Zur Feststellung einer Benach­tei­li­gungs­absicht sei allerdings durch eine Abwägung der beteiligten Interessen zu prüfen, ob der Erblasser ein anerken­nens­wertes lebzeitiges Eigeninteresse an der Zuwendung habe. Nur in diesem Fall müsse der Erbe die seine Erberwartung beein­träch­tigende Zuwendung hinnehmen. Ein derartiges Eigeninteresse könne zwar vorliegen, wenn ein Erblasser mit einer Schenkung seine Altersvorsorge und Pflege sichern wolle.
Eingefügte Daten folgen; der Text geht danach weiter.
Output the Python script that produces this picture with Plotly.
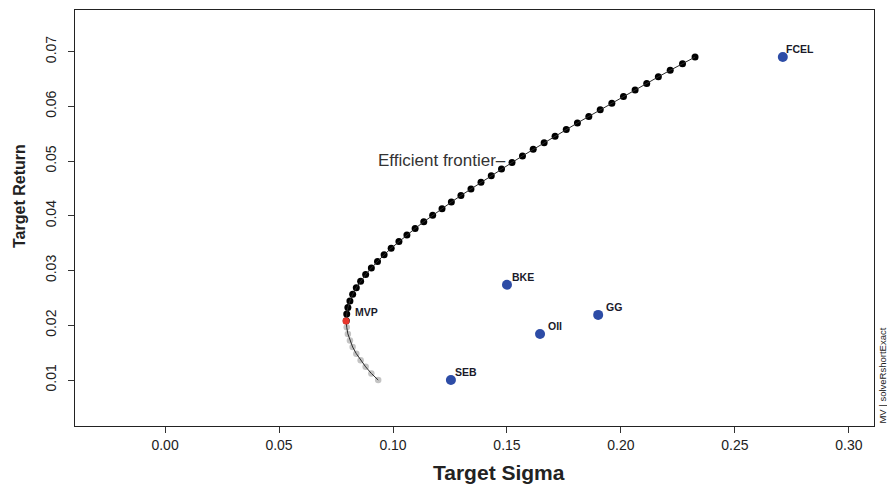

Schenkungen im Wert von ca. 250.000 Euro hätten Nachlass weitgehend wertlos gemacht

Im zu beurteilenden Fall habe die Beklagte allerdings ein diesbezügliches, anerken­nens­wertes lebzeitiges Eigeninteresse des Erblassers nicht schlüssig darlegen können. Unter Berück­sich­tigung der Dividenden gehe es um Schenkungen im Wert von ca. 250.000 Euro an die Beklagte, die den Nachlass weitgehend wertlos gemacht hätten. Dem stünden behauptete Pflege- und Haushalts­leis­tungen über einen Zeitraum von ca. vier Jahren gegenüber, wobei zu berücksichtigen sei, dass die Beklagte während dieser Zeit ohnehin in vollem Umfang freie Kost und Logis vom Erblasser erhalten habe sowie auf Kosten des Erblassers mit ihm gemeinsam gereist sei. Außerdem habe ihr der Kläger für die Zeit nach dem Tode des Erblassers ein Wohnrecht zugesagt. Vor diesem Hintergrund rechtfertigten die von der Beklagten behaupteten Pflege- und Haushalts­leis­tungen die infrage stehenden Schenkungen nicht.

Zudem habe die Beklagte dem Kläger die vereinnahmten Dividenden sowie die Barabhebungen zu erstatten. Dass sie diese Beträge dem Erblasser ausgehändigt oder in seinem Sinne ausgegeben habe, sei von der Beklagten nicht nachvollziehbar dargetan worden.